Task prompt:
Your task is to reproduce word for word the lines running from the line containing "Rebuild this diagram" to the line containing "(prepend) at (70,408);", inclusive. Nothing else belongs in the answer.

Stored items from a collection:
━━━━━━━━━━━━━━━━━━━━
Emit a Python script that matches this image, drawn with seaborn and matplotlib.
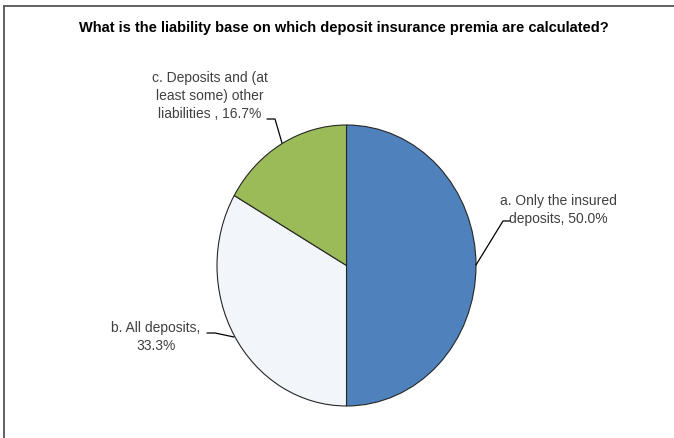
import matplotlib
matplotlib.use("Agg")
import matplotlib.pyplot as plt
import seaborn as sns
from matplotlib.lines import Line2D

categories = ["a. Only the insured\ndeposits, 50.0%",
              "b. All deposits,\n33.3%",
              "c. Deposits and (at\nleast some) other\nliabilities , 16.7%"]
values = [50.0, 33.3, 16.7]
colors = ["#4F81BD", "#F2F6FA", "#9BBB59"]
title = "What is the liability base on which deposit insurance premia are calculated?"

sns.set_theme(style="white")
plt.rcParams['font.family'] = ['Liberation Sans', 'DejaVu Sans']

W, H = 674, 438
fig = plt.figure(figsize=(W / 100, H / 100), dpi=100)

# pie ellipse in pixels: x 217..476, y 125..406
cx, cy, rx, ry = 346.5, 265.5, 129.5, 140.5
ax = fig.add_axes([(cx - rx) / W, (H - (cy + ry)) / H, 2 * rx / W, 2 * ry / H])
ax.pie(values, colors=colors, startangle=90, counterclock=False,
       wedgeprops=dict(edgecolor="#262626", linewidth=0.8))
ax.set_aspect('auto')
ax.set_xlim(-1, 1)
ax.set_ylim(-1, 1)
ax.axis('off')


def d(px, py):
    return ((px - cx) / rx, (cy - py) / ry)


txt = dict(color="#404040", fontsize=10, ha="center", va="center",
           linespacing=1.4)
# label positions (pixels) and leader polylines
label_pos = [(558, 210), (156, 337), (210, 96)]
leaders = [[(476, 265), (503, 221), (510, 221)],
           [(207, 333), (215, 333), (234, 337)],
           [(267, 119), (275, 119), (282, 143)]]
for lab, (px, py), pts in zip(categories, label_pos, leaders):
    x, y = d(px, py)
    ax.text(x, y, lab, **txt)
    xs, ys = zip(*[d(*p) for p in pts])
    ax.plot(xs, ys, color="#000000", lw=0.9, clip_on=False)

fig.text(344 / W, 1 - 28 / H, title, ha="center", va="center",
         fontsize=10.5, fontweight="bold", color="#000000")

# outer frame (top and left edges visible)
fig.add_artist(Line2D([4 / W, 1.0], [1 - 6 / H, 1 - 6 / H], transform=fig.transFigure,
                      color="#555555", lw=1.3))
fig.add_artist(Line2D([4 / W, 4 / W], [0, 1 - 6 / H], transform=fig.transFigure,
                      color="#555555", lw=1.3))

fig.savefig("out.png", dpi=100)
━━━━━━━━━━━━━━━━━━━━
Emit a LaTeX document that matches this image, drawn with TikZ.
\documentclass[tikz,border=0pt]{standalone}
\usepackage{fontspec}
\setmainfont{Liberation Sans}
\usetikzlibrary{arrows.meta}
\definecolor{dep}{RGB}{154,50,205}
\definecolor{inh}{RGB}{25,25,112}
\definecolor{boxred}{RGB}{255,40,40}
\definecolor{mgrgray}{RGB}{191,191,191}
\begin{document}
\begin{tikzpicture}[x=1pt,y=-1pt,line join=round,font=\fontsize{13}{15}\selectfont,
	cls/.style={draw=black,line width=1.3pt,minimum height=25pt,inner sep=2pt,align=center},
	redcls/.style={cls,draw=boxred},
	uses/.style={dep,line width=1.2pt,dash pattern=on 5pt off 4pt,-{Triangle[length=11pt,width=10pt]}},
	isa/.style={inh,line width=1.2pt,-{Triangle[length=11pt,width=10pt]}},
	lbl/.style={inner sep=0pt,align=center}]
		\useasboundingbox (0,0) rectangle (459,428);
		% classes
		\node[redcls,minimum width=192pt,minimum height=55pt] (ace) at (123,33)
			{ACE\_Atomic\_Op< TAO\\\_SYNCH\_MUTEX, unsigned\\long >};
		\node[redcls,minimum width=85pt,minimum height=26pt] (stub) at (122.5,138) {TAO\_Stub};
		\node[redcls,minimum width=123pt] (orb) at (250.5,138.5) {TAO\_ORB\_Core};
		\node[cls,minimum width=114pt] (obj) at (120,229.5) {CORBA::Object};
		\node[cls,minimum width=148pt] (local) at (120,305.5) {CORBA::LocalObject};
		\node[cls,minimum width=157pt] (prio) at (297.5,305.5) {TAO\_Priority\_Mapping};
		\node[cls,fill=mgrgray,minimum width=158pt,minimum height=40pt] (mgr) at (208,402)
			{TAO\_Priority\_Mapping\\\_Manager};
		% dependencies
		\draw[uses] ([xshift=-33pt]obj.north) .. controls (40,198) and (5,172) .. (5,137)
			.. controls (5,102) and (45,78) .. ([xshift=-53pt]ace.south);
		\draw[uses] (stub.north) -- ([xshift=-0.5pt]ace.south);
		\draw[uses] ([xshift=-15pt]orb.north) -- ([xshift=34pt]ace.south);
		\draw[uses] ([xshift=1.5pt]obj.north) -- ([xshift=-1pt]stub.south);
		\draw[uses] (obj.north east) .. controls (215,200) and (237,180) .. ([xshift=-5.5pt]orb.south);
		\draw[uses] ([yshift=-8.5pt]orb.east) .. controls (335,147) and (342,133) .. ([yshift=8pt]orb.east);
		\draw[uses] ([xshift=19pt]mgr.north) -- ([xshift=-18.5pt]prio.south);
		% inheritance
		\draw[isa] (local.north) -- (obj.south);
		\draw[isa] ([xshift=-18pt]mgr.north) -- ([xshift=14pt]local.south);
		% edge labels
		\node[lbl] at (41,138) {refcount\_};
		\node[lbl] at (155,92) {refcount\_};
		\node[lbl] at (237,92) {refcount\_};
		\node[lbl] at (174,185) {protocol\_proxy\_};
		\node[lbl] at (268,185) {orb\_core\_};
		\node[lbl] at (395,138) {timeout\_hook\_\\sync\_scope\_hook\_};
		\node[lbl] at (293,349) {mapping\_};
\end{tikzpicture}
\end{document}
━━━━━━━━━━━━━━━━━━━━
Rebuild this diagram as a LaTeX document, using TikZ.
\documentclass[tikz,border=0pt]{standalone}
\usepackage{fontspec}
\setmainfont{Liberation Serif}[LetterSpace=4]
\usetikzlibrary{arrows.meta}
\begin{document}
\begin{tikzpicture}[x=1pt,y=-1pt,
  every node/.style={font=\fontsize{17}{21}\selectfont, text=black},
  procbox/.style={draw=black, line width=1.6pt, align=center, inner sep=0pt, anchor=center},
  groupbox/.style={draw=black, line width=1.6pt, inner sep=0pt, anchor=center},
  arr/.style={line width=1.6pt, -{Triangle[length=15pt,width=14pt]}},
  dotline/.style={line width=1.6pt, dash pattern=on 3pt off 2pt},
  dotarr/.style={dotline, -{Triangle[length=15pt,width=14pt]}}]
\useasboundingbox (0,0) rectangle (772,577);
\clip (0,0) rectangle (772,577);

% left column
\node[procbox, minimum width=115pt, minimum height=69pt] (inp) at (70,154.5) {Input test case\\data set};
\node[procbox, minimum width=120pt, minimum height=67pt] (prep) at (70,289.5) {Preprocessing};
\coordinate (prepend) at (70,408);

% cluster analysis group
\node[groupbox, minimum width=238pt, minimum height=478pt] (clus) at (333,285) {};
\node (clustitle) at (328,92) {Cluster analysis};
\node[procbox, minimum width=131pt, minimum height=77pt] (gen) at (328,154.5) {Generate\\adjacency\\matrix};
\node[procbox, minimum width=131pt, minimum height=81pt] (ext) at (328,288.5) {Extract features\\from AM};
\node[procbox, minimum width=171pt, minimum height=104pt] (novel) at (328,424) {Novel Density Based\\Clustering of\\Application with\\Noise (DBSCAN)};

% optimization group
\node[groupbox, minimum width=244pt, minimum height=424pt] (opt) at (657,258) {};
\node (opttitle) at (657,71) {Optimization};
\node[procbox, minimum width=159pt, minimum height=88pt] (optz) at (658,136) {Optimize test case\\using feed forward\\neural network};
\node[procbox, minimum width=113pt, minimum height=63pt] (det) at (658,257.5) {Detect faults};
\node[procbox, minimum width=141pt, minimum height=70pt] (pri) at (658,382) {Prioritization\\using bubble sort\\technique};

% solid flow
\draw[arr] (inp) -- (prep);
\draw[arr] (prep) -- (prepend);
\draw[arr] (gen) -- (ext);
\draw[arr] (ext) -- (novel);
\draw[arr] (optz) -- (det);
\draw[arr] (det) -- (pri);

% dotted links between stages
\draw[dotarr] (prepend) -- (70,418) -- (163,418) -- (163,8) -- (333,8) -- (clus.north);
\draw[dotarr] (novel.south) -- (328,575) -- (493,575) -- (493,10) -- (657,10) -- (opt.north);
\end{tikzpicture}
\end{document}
━━━━━━━━━━━━━━━━━━━━
Answer to the exercise:
Rebuild this diagram as a LaTeX document, using TikZ.
\documentclass[tikz,border=0pt]{standalone}
\usepackage{fontspec}
\setmainfont{Liberation Serif}[LetterSpace=4]
\usetikzlibrary{arrows.meta}
\begin{document}
\begin{tikzpicture}[x=1pt,y=-1pt,
  every node/.style={font=\fontsize{17}{21}\selectfont, text=black},
  procbox/.style={draw=black, line width=1.6pt, align=center, inner sep=0pt, anchor=center},
  groupbox/.style={draw=black, line width=1.6pt, inner sep=0pt, anchor=center},
  arr/.style={line width=1.6pt, -{Triangle[length=15pt,width=14pt]}},
  dotline/.style={line width=1.6pt, dash pattern=on 3pt off 2pt},
  dotarr/.style={dotline, -{Triangle[length=15pt,width=14pt]}}]
\useasboundingbox (0,0) rectangle (772,577);
\clip (0,0) rectangle (772,577);

% left column
\node[procbox, minimum width=115pt, minimum height=69pt] (inp) at (70,154.5) {Input test case\\data set};
\node[procbox, minimum width=120pt, minimum height=67pt] (prep) at (70,289.5) {Preprocessing};
\coordinate (prepend) at (70,408);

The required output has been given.